Senin, 05 September 2016

Book review: Silicon Collar: an optimistic perspective on humans, machines and jobs fifianahutapea.blogspot.com

A dilemma lurks in the pages of Vinnie Mirchandani’s book on the future of work. “The interviews I conducted show practitioners in a wide array of industries using technology to improve productivity and product quality. They were pragmatic and generally optimistic,” he says. “I also found a contrasting sense of pessimism in the academic and analyst world about ‘jobless futures.’ ”

As one in the “academic and analyst” community who finds himself in an apparent minority, I jumped at the opportunity to read what optimism Mirchandani had to offer. Truth be told, there’s plenty of it for a relatively simple, yet profound reason: that humanity across the globe sees little reason to give up some of the things that it sees as valuable.

A salutary tale comes from the world of sport — basketball, specifically, where teams such as California’s Golden State Warriors are using every technology they can get their hands on to monitor performance in training and during games, to detect and pre-empt injuries, to plan seasons and indeed, careers for players.

Of course, technology can only take things so far: as comments Kirk Lacob, Assistant General Manager for the Warriors, “The reality is that we can’t influence results completely—and we are a results business. But if we can push and pull the probabilities, we can hope to have a better outcome.” So, yes, technology can augment our capabilities without detracting from them.

But beyond this is a broader picture, about humanity’s relationship with sport. We can argue that it ain’t what it used to be, when kids with sneakers would throw hoops in some godforsaken, dusty back lot. Equally however, however augmented and scientific it becomes, it remains a bunch of people with a ball. For reasons beyond anyone’s ken, that remains interesting.

The same principle can be applied to so many domains, from wine growing to white collar areas such accountancy. Yes, of course many jobs can be automated — not least the 3 D’s of dull, dirty, and dangerous such as in garbage collection or construction. And it is an open goal of a debating point to say that people in these positions might require some kind of retraining.

But are we, as suggests Vivek Wadhwa, Fellow at the Rock Center for Corporate Governance at Stanford University, heading towards a catastrophe? “We won’t be able to retrain the workers who lose today’s jobs. They will experience the same unemployment and despair that their forefathers did,” he suggests, arguing against the notion of a luddite fallacy.

Such ’despair’ is inevitable, a consequence of the technology-driven income and value disparity that looms in the near distance argue many. Others suggest that such dystopian views are cyclic: “About every 50 years, almost like clockwork, we have the collective experience that the sky is falling.
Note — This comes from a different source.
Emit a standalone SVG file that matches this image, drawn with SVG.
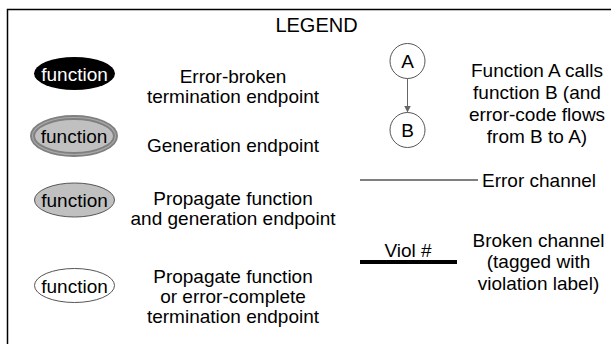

Nothing could be further from the truth,” says analyst Denis Pombriant.

Building on this theme, Mirchandani chooses to look to the past to help understand the future. Citing the Law of Unintended consequences, he makes the point that while we do not know what the jobs will be, there will be plenty of them — “Review FastCompany’s projection of jobs in the next decade to include Urban Farmers, Neuro-Implant Technicians and Virtual Reality Experience Designer,” he says.

There’s a deeper point in the book, that goes way beyond a pantomime “Oh yes there will, oh no there won’t” argument. Simply put (though it is explored in detail), it is that technology doesn’t cause inequality, but exploitation does. As new ways of working become possible, we owe it to ourselves to ensure that they are delivered to serve the many, not the few.

There’s enough in this thoroughly researched and readable book to back the view that automation can sit alongside artisanship, to coin a phrase, both are ‘better together’. Beyond this however, it is the exploitation argument which I found most compelling, and most needy to be addressed by policy and governance. We will only have a bright future for work if we choose to make it so, or, as the commenter Kirby suggests on one of my previous articles, “Humans will have much bigger problems on their hands than worry[ing] about having a job.”

P.S. In the course of reviewing this book, I discovered my article above was mentioned. Which was nice.